La idea de una muerte próxima se apoderaba poco a poco de los soldados cristianos; una parte de éstos cede ante el terrible empuje del enemigo, desordenándose los escuadrones, arrojando algunos las armas y disponiéndose a huir, una saeta enemiga se clava en el arzón de la silla del monarca castellano, se desesperó éste y se dispuso a entregarse a la muerte cuando el Arzobispo de Toledo lo detiene cogiendo las bridas del caballo, obligándole a no aventu-rarse de aquel modo y aconsejándole pusiera su confianza en Dios que era el que presidía aquella batalla.
Se sosegó algún tanto el rey y cobrando nuevos bríos arengó a los suyos y como si un mismo pensamiento animara a todos aquellos hombres se precipitaron sobre los moros, con tal esfuerzo y entusiasmo que los hicieron vacilar y tras esta segunda y vigorosa acometida, hirieron, mataron y destrozaron el campo enemigo, sembrándolo de cadáveres. Corre la sangre a torrentes y en estos trágicos momentos cae herido el caballo de Abul-Hassán, al mismo tiempo que nota que una gran parte de su ejército huye a la desbandada. Monta en otro caballo emprendiendo precipitada fuga hacia Algeciras, el rey de Granada se unió a él, quedando en el campo de batalla algunos caudillos inferiores que pronto fueron derrotados y deshechas sus huestes. Por otra parte, el hijo de Abul-Hassán huyó vergonzosamente perseguido de cerca por los nuestros y gracias a la ligereza de su caballo pudo salvarse.
En tan precipitada fuga se declararon los moros que no se pararon a recoger bagajes, abando-náronlo todo, hasta sus favoritas que aterrorizadas caían en poder de los cristianos. Los vencedores penetraron en la tienda de Abul-Hassán, apoderándose, entre otros muchos cautivos, de sus dos hijas, que fueron enviadas generosamente a su padre, contestando con una remesa de valiosos regalos.
Fátima, la favorita del monarca africano, fue muerta de lanzada, se apresó por nuestro ejército numerosos cautivos en ellos muchos caballeros árabes, recogiéndose además botín, como las banderas y estandartes del enemigo, éste lleno de terror marchó en precipitada huida hacia Algeciras en donde embarcó Abul-Hassán para África. El rey moro de Granada, que había sido derrotado por don Alfonso IV de Portugal, marchó hacia Marbella temiendo que las tropas cristianas le dieran alcance.
Al día siguiente entraron los reyes cristianos en Tarifa reparando sus muros y poniendo en esta ciudad una buena guarnición. Ofreció el monarca castellano al portugués parte del botín cogido en esta batalla rehusándolo éste generosamente en atención a que don Alfonso XI había tenido hasta que vender sus propias joyas para atender a los gastos, únicamente aceptó algunos jaeces y alfanjes como recuerdo.

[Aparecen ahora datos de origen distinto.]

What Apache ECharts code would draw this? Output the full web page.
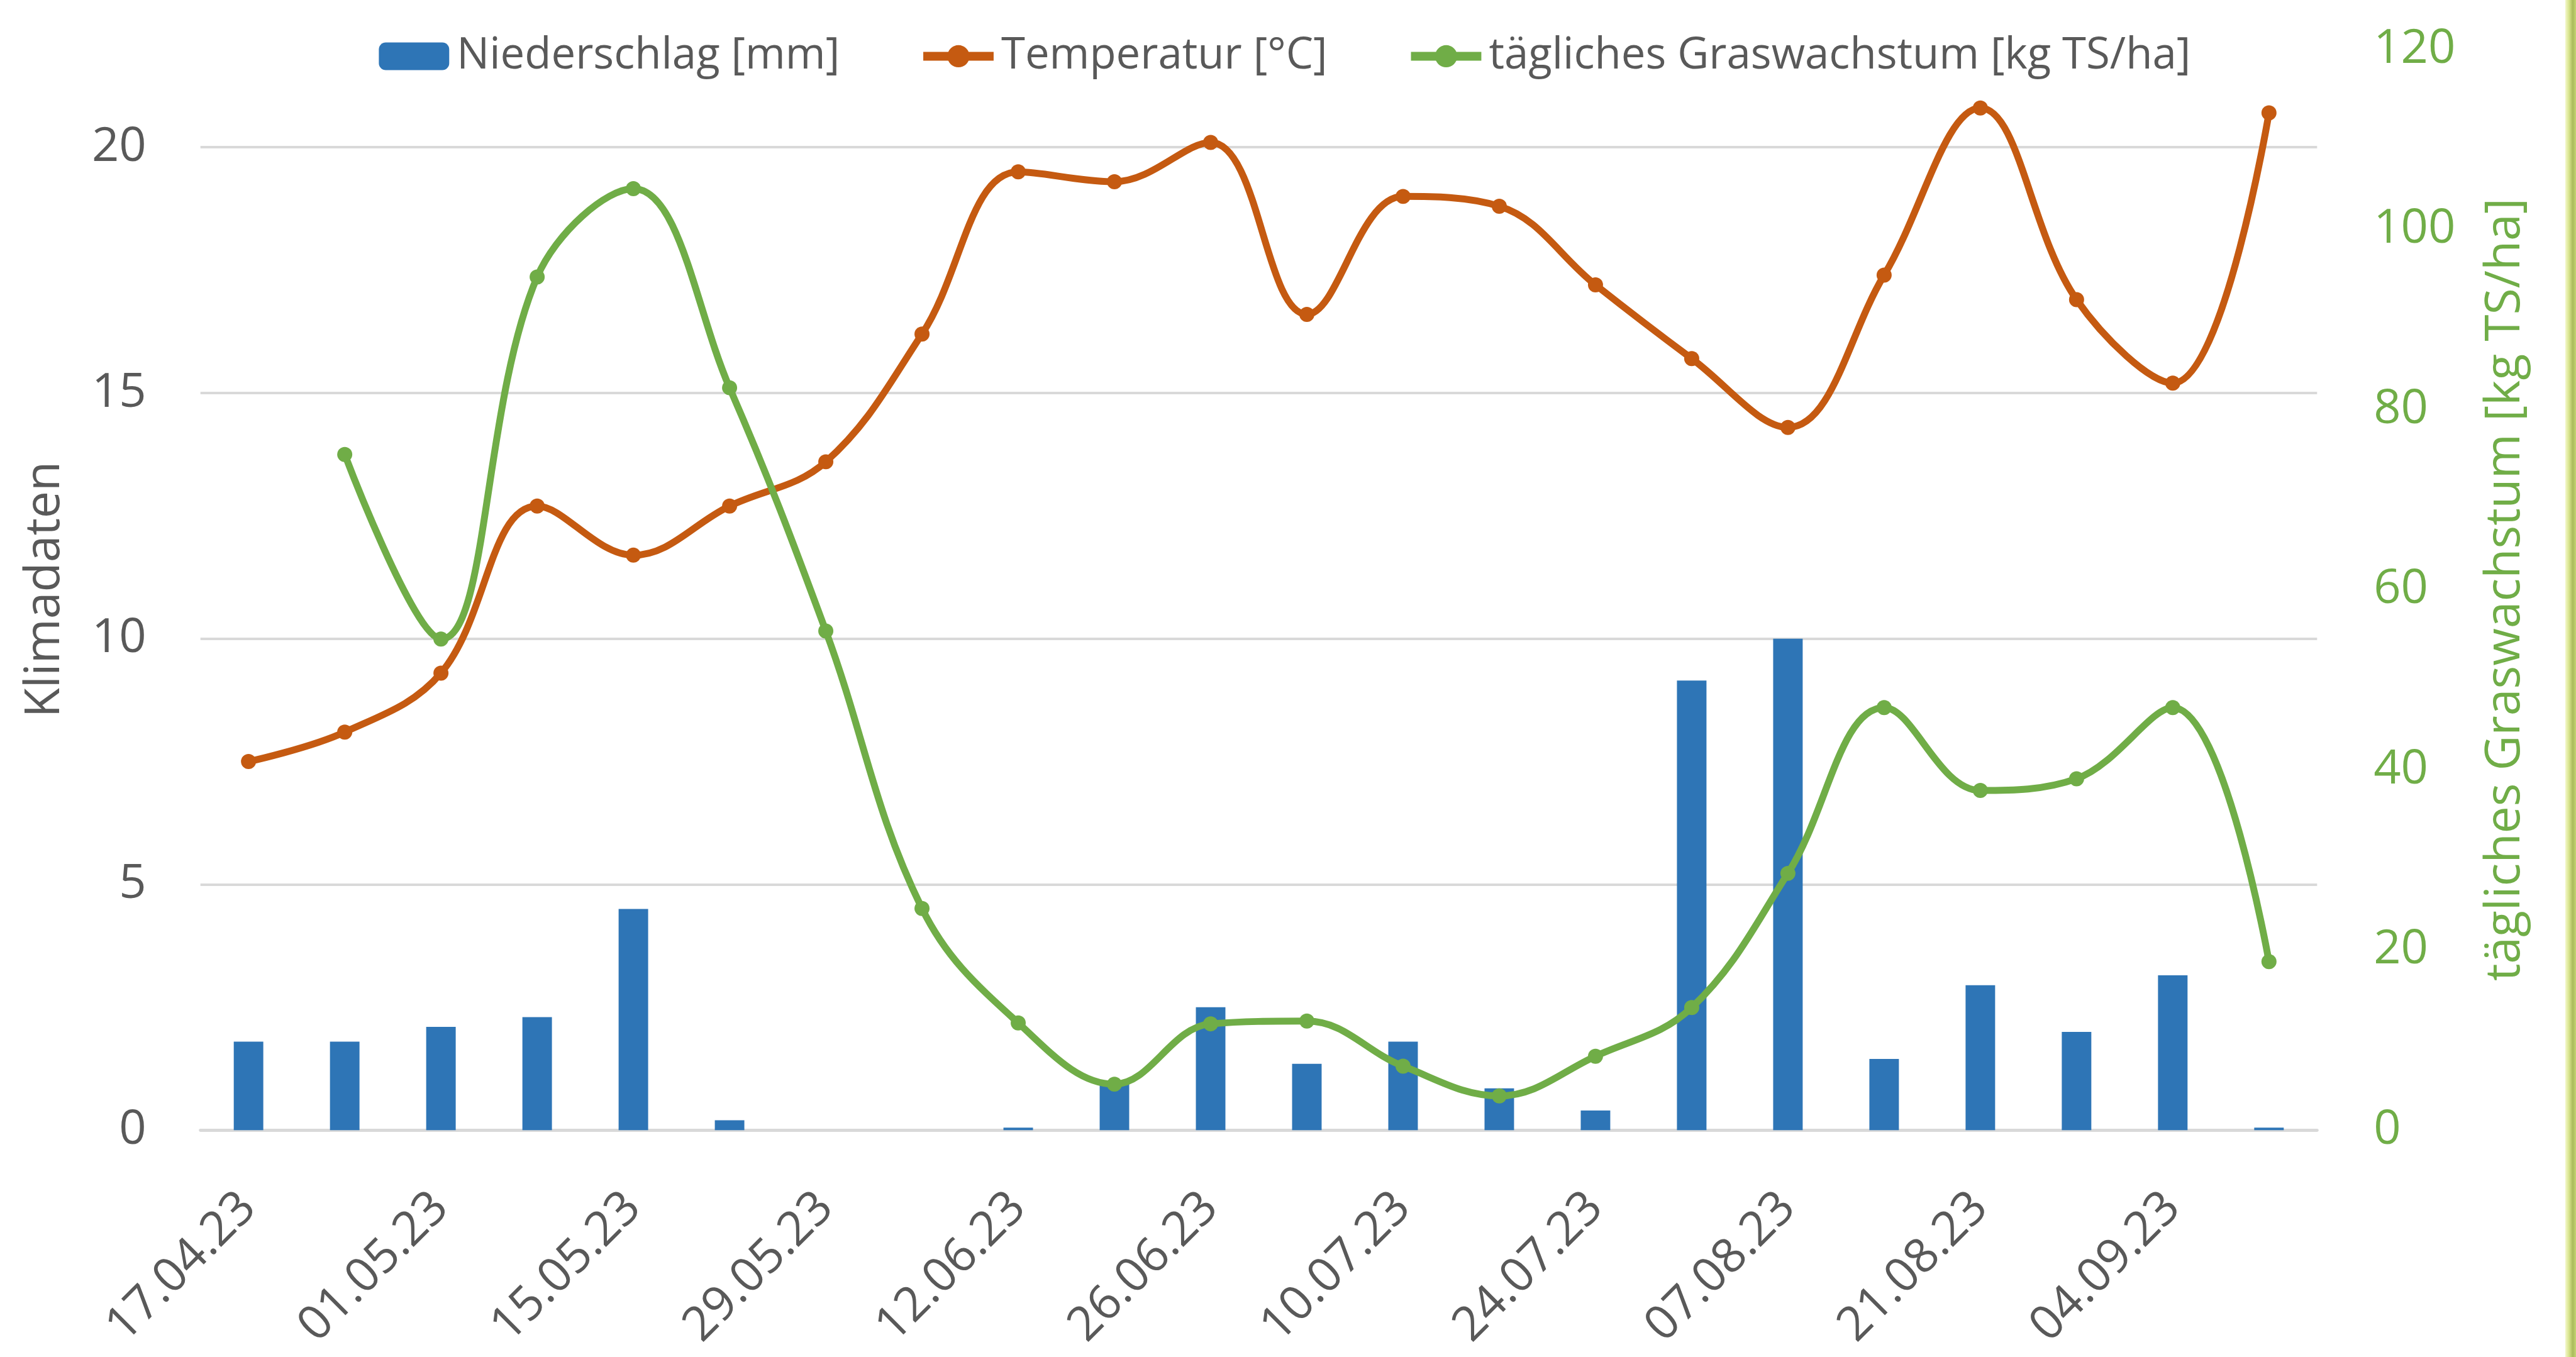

Al Sumo Pontífice se envió un presente que consistía en cien caballos con alfanjes y adargas colgadas de los arzones, veinticuatro banderas cogidas a los moros y el caballo con que el rey de Castilla entró en batalla. Don Juan Martínez de Leyva era el encargado de llevar estos regalos.
La tienda del rey don Alfonso XI estuvo situada en el sitio llamado La Peña y el campamento árabe entre el río Salado y el Guadalmesí.
Existen distintas opiniones respecto a la fecha en que se ganó esta batalla, opinando unos que fue el 28 de octubre de 1349, pero el Arcipreste de León, Diego Gómez Salido, autor contemporáneo, afirma con datos a la vista que se ganó el 30 de octubre de 1340.
Tal es la historia de aquel memorable hecho de armas que se realizó en nuestra campiña y que, de perderse, hubiera dado lugar a la conquista por los moros de toda la Península.